Led by the America’s Promise Alliance, which long has focused on high school graduation issues, the “YES Project"—short for Young, Employed and Successful—brings together more than 450 organizations across the country that work in education, business, philanthropy, and youth development. The idea is that they’d all contribute to a brain trust to help young adults develop the skills, connections, and support to find—and succeed in—jobs.
The aim of the initiative is to land jobs for at least 95 percent of young people ages 16 to 24 who are actively seeking work by the year 2030.
“For full employment to happen, it has to be a collective effort across all sectors,” said Nathaniel Cole, who is leading the YES Project for America’s Promise Alliance.
The campaign rests on a three-part idea: In order to succeed, young people need to be ready, connected, and supported.
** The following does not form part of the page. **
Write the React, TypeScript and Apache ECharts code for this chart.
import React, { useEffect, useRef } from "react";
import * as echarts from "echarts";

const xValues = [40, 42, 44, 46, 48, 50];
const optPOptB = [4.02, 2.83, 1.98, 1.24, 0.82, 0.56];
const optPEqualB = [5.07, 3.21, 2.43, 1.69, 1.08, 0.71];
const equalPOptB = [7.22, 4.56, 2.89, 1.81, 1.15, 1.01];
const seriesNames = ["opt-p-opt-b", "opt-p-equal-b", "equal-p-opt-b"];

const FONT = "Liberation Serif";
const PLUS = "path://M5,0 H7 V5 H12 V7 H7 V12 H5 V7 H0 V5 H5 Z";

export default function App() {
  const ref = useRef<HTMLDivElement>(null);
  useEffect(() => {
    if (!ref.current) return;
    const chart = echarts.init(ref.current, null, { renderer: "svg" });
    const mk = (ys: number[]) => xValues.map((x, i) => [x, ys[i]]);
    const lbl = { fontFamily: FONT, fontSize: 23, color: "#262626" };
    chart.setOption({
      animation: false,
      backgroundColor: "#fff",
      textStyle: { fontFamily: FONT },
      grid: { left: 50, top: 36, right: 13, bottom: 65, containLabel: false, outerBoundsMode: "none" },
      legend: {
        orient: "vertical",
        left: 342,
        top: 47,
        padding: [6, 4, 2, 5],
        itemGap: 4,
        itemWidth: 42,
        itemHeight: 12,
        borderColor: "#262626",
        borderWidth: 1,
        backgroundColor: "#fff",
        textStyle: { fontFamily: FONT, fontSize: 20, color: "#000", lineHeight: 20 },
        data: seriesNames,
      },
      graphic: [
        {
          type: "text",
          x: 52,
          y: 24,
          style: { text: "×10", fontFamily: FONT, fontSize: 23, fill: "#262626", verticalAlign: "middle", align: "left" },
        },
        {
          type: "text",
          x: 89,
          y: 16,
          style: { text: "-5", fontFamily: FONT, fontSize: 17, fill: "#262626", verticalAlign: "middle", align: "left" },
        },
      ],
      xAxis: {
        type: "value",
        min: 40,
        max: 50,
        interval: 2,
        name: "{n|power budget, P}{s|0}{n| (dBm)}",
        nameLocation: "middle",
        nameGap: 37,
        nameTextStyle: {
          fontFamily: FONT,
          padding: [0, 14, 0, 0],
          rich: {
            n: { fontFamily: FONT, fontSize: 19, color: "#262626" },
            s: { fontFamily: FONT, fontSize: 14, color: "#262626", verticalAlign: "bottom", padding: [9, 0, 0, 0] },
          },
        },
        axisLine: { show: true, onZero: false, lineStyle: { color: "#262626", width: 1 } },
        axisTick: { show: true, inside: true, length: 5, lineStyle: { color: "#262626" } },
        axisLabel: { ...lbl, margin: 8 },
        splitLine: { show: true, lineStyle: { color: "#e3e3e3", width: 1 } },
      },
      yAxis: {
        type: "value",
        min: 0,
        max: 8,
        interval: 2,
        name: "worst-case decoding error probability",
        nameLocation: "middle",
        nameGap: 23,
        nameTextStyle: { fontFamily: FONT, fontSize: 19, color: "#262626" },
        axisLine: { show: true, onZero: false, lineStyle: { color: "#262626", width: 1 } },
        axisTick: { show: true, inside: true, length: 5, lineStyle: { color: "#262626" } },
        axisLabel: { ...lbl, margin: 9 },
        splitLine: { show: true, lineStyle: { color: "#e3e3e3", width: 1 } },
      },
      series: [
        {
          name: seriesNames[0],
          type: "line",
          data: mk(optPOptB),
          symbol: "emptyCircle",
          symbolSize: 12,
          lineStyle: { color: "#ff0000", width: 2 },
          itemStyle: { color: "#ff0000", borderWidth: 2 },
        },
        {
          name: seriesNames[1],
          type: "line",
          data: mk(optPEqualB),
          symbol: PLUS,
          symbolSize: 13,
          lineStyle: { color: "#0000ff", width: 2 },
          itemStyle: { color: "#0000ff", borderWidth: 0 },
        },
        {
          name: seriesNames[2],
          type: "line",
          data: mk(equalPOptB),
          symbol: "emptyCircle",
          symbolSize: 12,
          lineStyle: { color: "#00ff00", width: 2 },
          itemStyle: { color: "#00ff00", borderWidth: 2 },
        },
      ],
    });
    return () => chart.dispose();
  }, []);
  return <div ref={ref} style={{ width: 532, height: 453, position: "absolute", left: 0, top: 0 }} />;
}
The moving parts of the initiative fall into those three areas, although some are more fully developed than others at this early stage.
LinkedIn will play a key role by supplying a platform on which adults can express interest in helping young people who are looking for work. It’s already running a #PlusOnePledge program, which encourages adults to help other adults outside their own networks. But for the new campaign, LinkedIn has added a #PledgeYES program, which will encourage adults to raise their hands in cyberspace to volunteer to help a young person.
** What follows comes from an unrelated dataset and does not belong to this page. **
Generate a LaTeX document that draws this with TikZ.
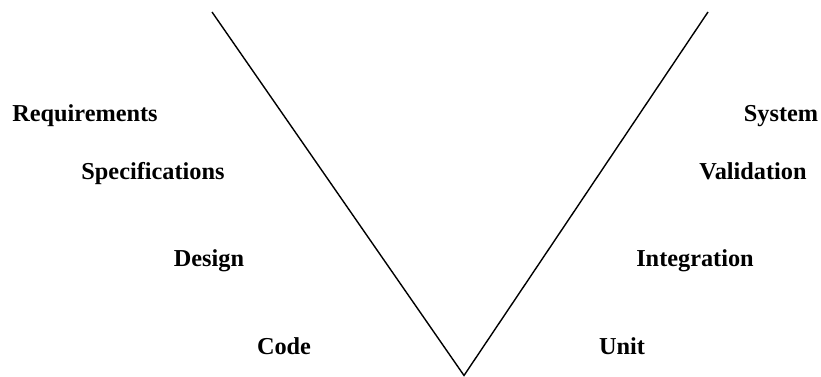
\documentclass[tikz,border=0pt]{standalone}
\usepackage{fontspec}
\setmainfont{Liberation Serif}
\begin{document}
\begin{tikzpicture}[x=1pt,y=1pt,
  lbl/.style={anchor=base,inner sep=0pt,font=\fontsize{24.3}{29}\selectfont\bfseries},
  vline/.style={line width=1.4pt,line join=miter}]
\useasboundingbox (0,0) rectangle (821,377);
\coordinate (lt) at (212,365);
\coordinate (bot) at (464,1.5);
\coordinate (rt) at (708,365);
\draw[vline] (lt) -- (bot) -- (rt);
\node[lbl] (req) at (85,255) {Requirements};
\node[lbl] (spec) at (153,197) {Specifications};
\node[lbl] (des) at (209,110) {Design};
\node[lbl] (code) at (284,22) {Code};
\node[lbl] (sys) at (781,255) {System};
\node[lbl] (val) at (753,197) {Validation};
\node[lbl] (int) at (695,110) {Integration};
\node[lbl] (unit) at (622,22) {Unit};
\end{tikzpicture}
\end{document}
That help could be something simple, like offering introductions to potential job connections, or it could be a little more involved: making yourself available to help young people draft resumes or cover letters, or offering ongoing mentoring.
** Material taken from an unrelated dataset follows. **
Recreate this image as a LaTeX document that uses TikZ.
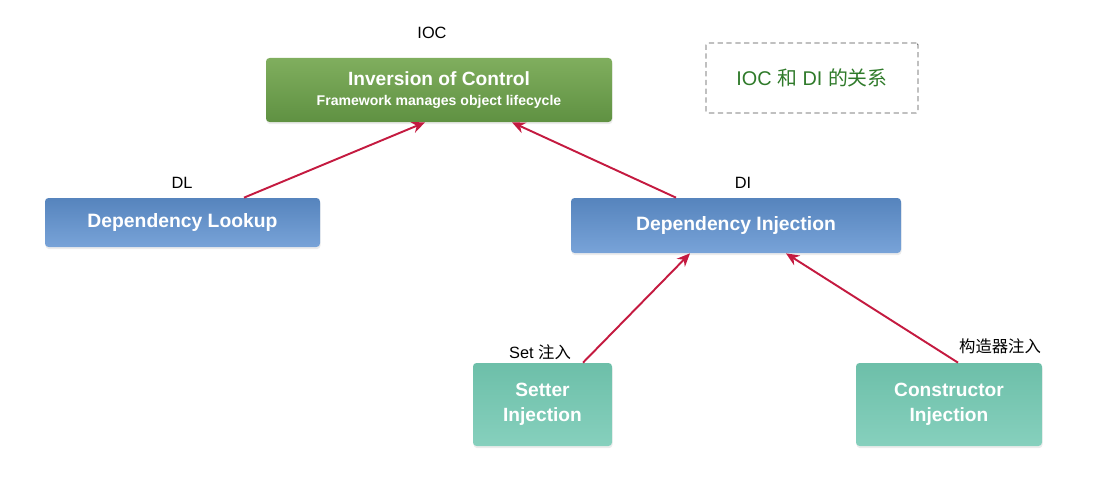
\documentclass[tikz,border=0pt]{standalone}
\usepackage{fontspec}
\setmainfont{Liberation Sans}
\newfontfamily\cjk{Noto Sans CJK SC}
\usepackage{xcolor}
\usepackage{tikz}
\usetikzlibrary{arrows.meta,positioning,calc,shadows}

\definecolor{iocgreenA}{HTML}{80AE5E}
\definecolor{iocgreenB}{HTML}{5F9142}
\definecolor{depblueA}{HTML}{5684BD}
\definecolor{depblueB}{HTML}{78A3D8}
\definecolor{injtealA}{HTML}{6DBFA9}
\definecolor{injtealB}{HTML}{86D0BD}
\definecolor{linkred}{HTML}{C41A40}
\definecolor{notegreen}{HTML}{2F7A2A}

\begin{document}
\begin{tikzpicture}[
    box/.style={rounded corners=2pt, inner sep=0pt, align=center,
        text=white, font=\bfseries, drop shadow={opacity=0.15, shadow xshift=0.3pt, shadow yshift=-1.2pt}},
    iocbox/.style={box, top color=iocgreenA, bottom color=iocgreenB},
    depbox/.style={box, top color=depblueA, bottom color=depblueB, font=\bfseries\fontsize{11}{13}\selectfont},
    injbox/.style={box, top color=injtealA, bottom color=injtealB, font=\bfseries\fontsize{10.9}{14.5}\selectfont},
    tag/.style={font=\fontsize{9.3}{10}\selectfont},
    link/.style={draw=linkred, line width=1.1pt, -{Stealth[length=7.5pt,width=6.5pt]}}
]
\useasboundingbox (0,0) rectangle (22.2,9.72);

% main boxes
\node[iocbox, minimum width=6.92cm, minimum height=1.28cm] (ioc) at (8.78,7.92)
    {{\fontsize{10.9}{13}\selectfont Inversion of Control}\\[-0.5pt]{\fontsize{8}{9}\selectfont Framework manages object lifecycle}};
\node[depbox, minimum width=5.5cm, minimum height=0.98cm] (dl) at (3.65,5.27) {Dependency Lookup};
\node[depbox, minimum width=6.6cm, minimum height=1.1cm] (di) at (14.72,5.21) {Dependency Injection};
\node[injbox, minimum width=2.78cm, minimum height=1.66cm] (setter) at (10.85,1.63) {Setter\\Injection};
\node[injbox, minimum width=3.72cm, minimum height=1.66cm] (ctor) at (18.98,1.63) {Constructor\\Injection};

% note
\node[draw=black!70, dash pattern=on 3pt off 2pt, rounded corners=1pt, minimum width=4.24cm, minimum height=1.4cm,
    text=notegreen, font=\fontsize{11.3}{13}\selectfont] (note) at (16.24,8.16) {IOC {\cjk 和} DI {\cjk 的关系}};

% tags
\node[tag] (iocTag) at (8.64,9.06) {IOC};
\node[tag] (dlTag) at (3.64,6.06) {DL};
\node[tag] (diTag) at (14.86,6.06) {DI};
\node[tag] (setTag) at (10.8,2.68) {Set {\cjk 注入}};
\node[tag] (ctorTag) at (20.0,2.8) {\cjk 构造器注入};

% links
\draw[link] ([xshift=1.23cm]dl.north) -- ([xshift=-0.28cm]ioc.south);
\draw[link] ([xshift=-1.2cm]di.north) -- ([xshift=1.46cm]ioc.south);
\draw[link] ([xshift=0.81cm]setter.north) -- ([xshift=-0.92cm]di.south);
\draw[link] ([xshift=0.18cm]ctor.north) -- ([xshift=1.0cm]di.south);
\end{tikzpicture}
\end{document}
To get involved, people who have LinkedIn profiles post a comment with #PledgeYES. LinkedIn then conveys that information to the YES Project. That, in turn, triggers a reach-out email that offers the volunteer some concrete steps they can take to contact organizations in their community—the YES Project’s national partners—that are helping young people with services like job training or internship placement, Cole said.
“There are lots of ways to support young people, and they don’t all involve being a mentor, or meeting one-on-one,” said Cole. “If you just simply open up your network and make connections, it will enhance the network of a young person. Sometimes that quick touch is good enough, and equally important.”
The YES Project’s own website will also facilitate those kinds of connections between adults and young people. When they sign up, adults will get an email from the initiative listing a half-dozen ways they can help, and organizations in their region they can contact to find ways to support young adults in building their work skills, finding a job, and thriving once they’re employed. The campaign will check in from time to time to see how volunteers are doing, and if they’ve made the connections they need to help younger people, Cole said.
Another part of the initiative focuses on learning lessons from four communities that are doing good work with young people who aren’t in school or working. They’ve given grants to these projects to support their work and learn more about it, so they can translate those lessons into expanded opportunities for young people. Those projects—part of the Aspen Institute’s Opportunity Youth Forum—are the Ancestral Lands Hopi Program on the Hopi Reservation in Arizona; Capital Workforce Partners in Hartford, Conn.; Thrive Chicago, and Austin’s Opportunity Youth Collaborative in Texas.